Il gruppo tedesco ha cercato di correre ai ripari visto che le autorità statunitensi erano insospettite dalla distanza tra i risultati dei test di laboratorio e i livelli di inquinamento registrati su strada
Lo scorso aprile, sentendosi sul collo il fiato delle autorità statunitensi per la protezione dell’Ambiente, Volkswagen ha tentato di correre ai ripari in extremis. Chiedendo ai proprietari californiani di auto con motore diesel da 2 litri a marchio Audi e Volkswagen di portare la macchina dal rivenditore per l’installazione di un software che avrebbe “ottimizzato” le emissioni e migliorato le prestazioni. L’ultimo tassello della truffa sui test per verificare le emissioni di Co2 e ossidi di azoto è emerso giovedì 24, il giorno dopo le dimissioni dell’amministratore delegato del gruppo Martin Winterkorn.
A rivelarlo è l’agenzia Reuters, secondo cui la casa tedesca ha scritto ai clienti residenti in California per avvertirli della necessità di “un richiamo per problemi di emissioni”. Un tentativo di tamponare i sospetti del California air resources board e dell’Environmental Protection Agency, insospettiti dalle discrepanze fra i risultati dei test di laboratorio sulle emissioni e i livelli di inquinamento reale delle auto diesel del gruppo.
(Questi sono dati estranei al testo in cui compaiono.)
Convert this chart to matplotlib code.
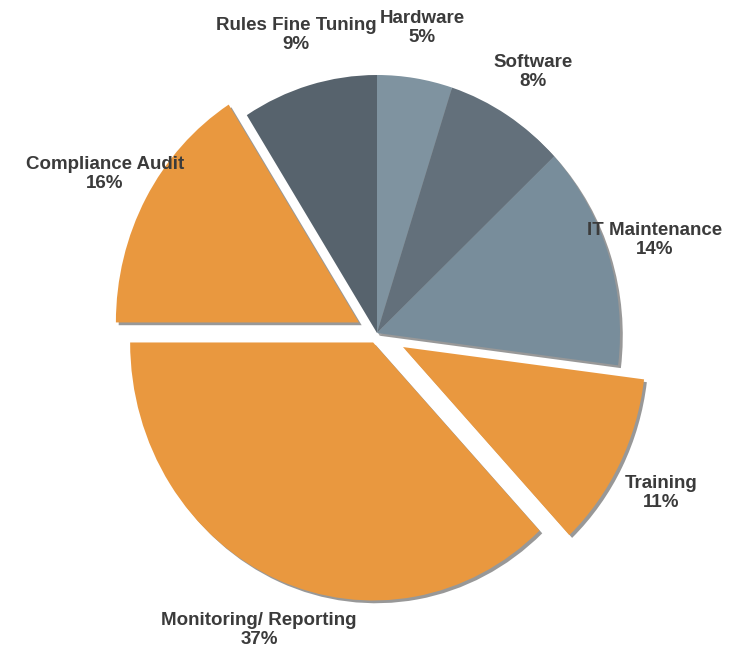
import matplotlib.pyplot as plt
import matplotlib.patches as mpatches
import matplotlib.transforms as mtransforms

# slice data, clockwise from 12 o'clock
categories = ['Hardware', 'Software', 'IT Maintenance', 'Training',
              'Monitoring/ Reporting', 'Compliance Audit', 'Rules Fine Tuning']
shares = [5, 8, 14, 11, 37, 16, 9]
explode = [0, 0, 0, 0.12, 0.04, 0.085, 0]
colors = ['#7f93a0', '#63707b', '#788d9b', '#e9983f', '#e9983f', '#e9983f', '#57636d']

# label block centres in data units (pie radius = 1)
label_xy = [(0.185, 1.183), (0.642, 1.012), (1.144, 0.360), (1.169, -0.620),
            (-0.486, -1.151), (-1.119, 0.616), (-0.333, 1.155)]

plt.rcParams['font.family'] = ['Liberation Sans', 'DejaVu Sans']

fig = plt.figure(figsize=(7.4, 6.54), dpi=100)
ax = fig.add_axes([0, 0, 1, 1])

wedges, _ = ax.pie(shares, explode=explode, colors=colors, startangle=90,
                   counterclock=False, radius=1,
                   wedgeprops=dict(linewidth=0, zorder=3))

# drop shadows under all slices (drawn behind every wedge)
shift = mtransforms.ScaledTranslation(2 / 72, -2 / 72, fig.dpi_scale_trans)
for w in wedges:
    sh = mpatches.Wedge(w.center, w.r, w.theta1, w.theta2, facecolor='#333333',
                        alpha=0.5, linewidth=0, zorder=2,
                        transform=ax.transData + shift)
    ax.add_patch(sh)

# pie is slightly taller than wide in the original
ax.set_aspect('auto')
ax.set_xlim(-377 / 243, (740 - 377) / 243)
ax.set_ylim(-(654 - 333) / 258, 333 / 258)
ax.axis('off')

for name, val, (x, y) in zip(categories, shares, label_xy):
    ax.text(x, y, '%s\n%d%%' % (name, val), ha='center', va='center',
            multialignment='center', fontsize=13.5, fontweight='bold',
            color='#3b3b3b', linespacing=1.15, zorder=5)

fig.savefig('out.png', dpi=100, facecolor='white')
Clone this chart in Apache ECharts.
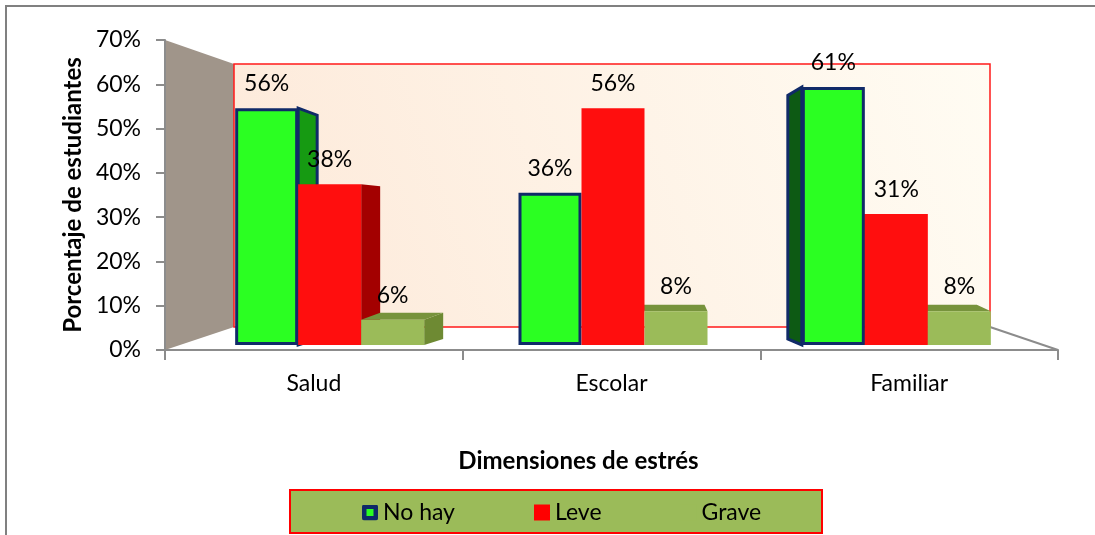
<!DOCTYPE html>
<html>
<head>
<meta charset="utf-8">
<script src="https://cdn.jsdelivr.net/npm/echarts@6/dist/echarts.min.js"></script>
<style>
html,body{margin:0;padding:0;background:#fff;}
#chart{width:1095px;height:535px;}
</style>
</head>
<body>
<div id="chart"></div>
<script>
// ---- data ----
const categories = ['Salud', 'Escolar', 'Familiar'];
const seriesNames = ['No hay', 'Leve', 'Grave'];
const noHay = [56, 36, 61];
const leve = [38, 56, 31];
const grave = [6, 8, 8];
const yAxisTitle = 'Porcentaje de estudiantes';
const xAxisTitle = 'Dimensiones de estrés';

// ---- layout / style ----
const FONT = 'Lato, "Open Sans", sans-serif';
const W = 1095, H = 535;
const G = {left: 165, right: 37, top: 40, bottom: 185};      // visible (front) axes
const G2 = {left: 188, right: 57, top: 49, bottom: 190};     // bar plane (perspective)
const BAR_W = 63;
const DEPTH_DX = [19, -3, -14];   // perspective shift per category
const EYE_VALUE = 31;
const NAVY = '#102A68';
const FRONT = ['#2BFF22', '#FF0E0E', '#9BBB59'];
const SIDE_R = ['#169A12', '#A30000', '#6E8A33'];
const SIDE_L = ['#0D5A14', '#A30000', '#6E8A33'];
const TOPC = ['#1E8A16', '#C00000', '#77933C'];

const NOHAY_ICON = 'image://data:image/svg+xml;utf8,' + encodeURIComponent(
  '<svg xmlns="http://www.w3.org/2000/svg" width="16" height="16" viewBox="0 0 16 16">' +
  '<rect x="0" y="0" width="16" height="16" rx="2.5" ry="2.5" fill="#0F2A68"/>' +
  '<rect x="4.5" y="4.5" width="7" height="7" fill="#2BFF22"/></svg>');

const chart = echarts.init(document.getElementById('chart'), null, {renderer: 'canvas'});

const gx0 = G.left, gx1 = W - G.right, gy0 = G.top, gy1 = H - G.bottom;
const back = {x0: gx0 + 69, x1: gx1 - 68, y0: gy0 + 24, y1: gy1 - 23};

function renderDepth(params, api) {
  const idx = api.value(0);
  const base = api.coord([idx, 0]);
  const eyeY = api.coord([idx, EYE_VALUE])[1];
  const dx = DEPTH_DX[idx];
  const children = [];
  for (let s = 0; s < 3; s++) {
    const v = api.value(s + 1);
    const y = api.coord([idx, v])[1];
    const yb = base[1];
    const cx = base[0] + (s - 1) * BAR_W;
    const xl = cx - BAR_W / 2, xr = cx + BAR_W / 2;
    const dy = (y - eyeY) * -0.066;
    if (Math.abs(dx) > 4) {
      const xe = dx > 0 ? xr : xl;
      children.push({
        type: 'polygon',
        shape: {points: [[xe, y], [xe + dx, y + dy], [xe + dx, yb - 6], [xe, yb]]},
        style: {fill: dx > 0 ? SIDE_R[s] : SIDE_L[s], stroke: s === 0 ? NAVY : null, lineWidth: s === 0 ? 3 : 0}
      });
    }
    if (dy < -1) {
      children.push({
        type: 'polygon',
        shape: {points: [[xl, y], [xr, y], [xr + dx, y + dy], [xl + dx, y + dy]]},
        style: {fill: TOPC[s], stroke: s === 0 ? NAVY : null, lineWidth: s === 0 ? 3 : 0}
      });
    }
  }
  return {type: 'group', children};
}

const labelCfg = {
  show: true, position: 'top', distance: 13,
  formatter: '{c}%', color: '#000', fontSize: 23, fontFamily: FONT
};

const option = {
  backgroundColor: '#fff',
  animation: false,
  textStyle: {fontFamily: FONT},
  grid: [
    {left: G.left, right: G.right, top: G.top, bottom: G.bottom, containLabel: false, outerBoundsMode: 'none'},
    {left: G2.left, right: G2.right, top: G2.top, bottom: G2.bottom, containLabel: false, outerBoundsMode: 'none'}
  ],
  graphic: [
    {type: 'rect', z: -10, shape: {x: 6, y: 6, width: W + 20, height: H + 20},
     style: {fill: '#fff', stroke: '#808080', lineWidth: 2}},
    {type: 'polygon', z: -5,
     shape: {points: [[gx0, gy0], [back.x0, back.y0], [back.x0, back.y1], [gx0, gy1]]},
     style: {fill: '#A0958A'}},
    {type: 'rect', z: -5,
     shape: {x: back.x0, y: back.y0, width: back.x1 - back.x0, height: back.y1 - back.y0},
     style: {
       fill: new echarts.graphic.LinearGradient(0, 1, 1, 0, [
         {offset: 0, color: '#FDE9D9'}, {offset: 1, color: '#FFFCF3'}
       ]),
       stroke: '#FF1A1A', lineWidth: 1.5
     }},
    {type: 'line', z: -4, shape: {x1: back.x1, y1: back.y1, x2: gx1, y2: gy1},
     style: {stroke: '#8C8C8C', lineWidth: 2}},
    {type: 'rect', z: -5, shape: {x: 290, y: 490, width: 532, height: 43},
     style: {fill: '#9BBB59', stroke: '#FF0000', lineWidth: 2}}
  ],
  legend: {
    data: [
      {name: seriesNames[0], icon: NOHAY_ICON},
      {name: seriesNames[1], icon: 'rect', itemStyle: {color: '#FF0000', borderWidth: 0}},
      {name: seriesNames[2], icon: 'rect', itemStyle: {color: FRONT[2], borderWidth: 0}}
    ],
    left: 357, top: 496,
    itemWidth: 16, itemHeight: 16, itemGap: 79,
    textStyle: {fontSize: 23, color: '#000', fontFamily: FONT}
  },
  xAxis: [
    {
      type: 'category', gridIndex: 0,
      data: categories,
      name: xAxisTitle, nameLocation: 'middle', nameGap: 99,
      nameTextStyle: {fontSize: 24, fontWeight: 'bold', color: '#000', fontFamily: FONT,
                      padding: [0, 66, 0, 0]},
      axisLine: {lineStyle: {color: '#8C8C8C', width: 2}},
      axisTick: {show: true, length: 10, lineStyle: {color: '#8C8C8C', width: 2}},
      axisLabel: {fontSize: 23, color: '#000', margin: 22, fontFamily: FONT},
      splitLine: {show: false}
    },
    {
      type: 'category', gridIndex: 1, data: categories,
      show: false
    }
  ],
  yAxis: [
    {
      type: 'value', gridIndex: 0, min: 0, max: 70, interval: 10,
      name: yAxisTitle, nameLocation: 'middle', nameGap: 80, nameRotate: 90,
      nameTextStyle: {fontSize: 24, fontWeight: 'bold', color: '#000', fontFamily: FONT},
      axisLine: {show: true, lineStyle: {color: '#8C8C8C', width: 2}},
      axisTick: {show: true, length: 9, lineStyle: {color: '#8C8C8C', width: 2}},
      axisLabel: {formatter: '{value}%', fontSize: 23, color: '#000', margin: 24, fontFamily: FONT},
      splitLine: {show: false}
    },
    {
      type: 'value', gridIndex: 1, min: 0, max: 70, interval: 10, show: false,
      splitLine: {show: false}
    }
  ],
  series: [
    {type: 'custom', name: 'depth', z: 1, silent: true, xAxisIndex: 1, yAxisIndex: 1,
     data: categories.map((c, i) => [i, noHay[i], leve[i], grave[i]]),
     encode: {x: 0, y: [1, 2, 3]},
     renderItem: renderDepth},
    {type: 'bar', name: seriesNames[0], data: noHay, barWidth: BAR_W, barGap: '0%', z: 3,
     xAxisIndex: 1, yAxisIndex: 1,
     itemStyle: {color: FRONT[0], borderColor: NAVY, borderWidth: 3}, label: labelCfg},
    {type: 'bar', name: seriesNames[1], data: leve, barWidth: BAR_W, barGap: '0%', z: 3,
     xAxisIndex: 1, yAxisIndex: 1,
     itemStyle: {color: FRONT[1]}, label: labelCfg},
    {type: 'bar', name: seriesNames[2], data: grave, barWidth: BAR_W, barGap: '0%', z: 3,
     xAxisIndex: 1, yAxisIndex: 1,
     itemStyle: {color: FRONT[2]}, label: labelCfg}
  ]
};
chart.setOption(option);
</script>
</body>
</html>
A dicembre 2014, infatti, i due enti avevano accordato alla società un richiamo volontario delle auto diesel per rimediare a quello che Volkswagen sosteneva essere solo un problema tecnico facilmente risolvibile. Il portavoce del California air resources board, Dave Clegern, ha confermato che le lettere rientravano in quel richiamo. “Questo è uno degli aggiustamenti che ci avevano presentato come potenziale soluzione. Non ha funzionato”.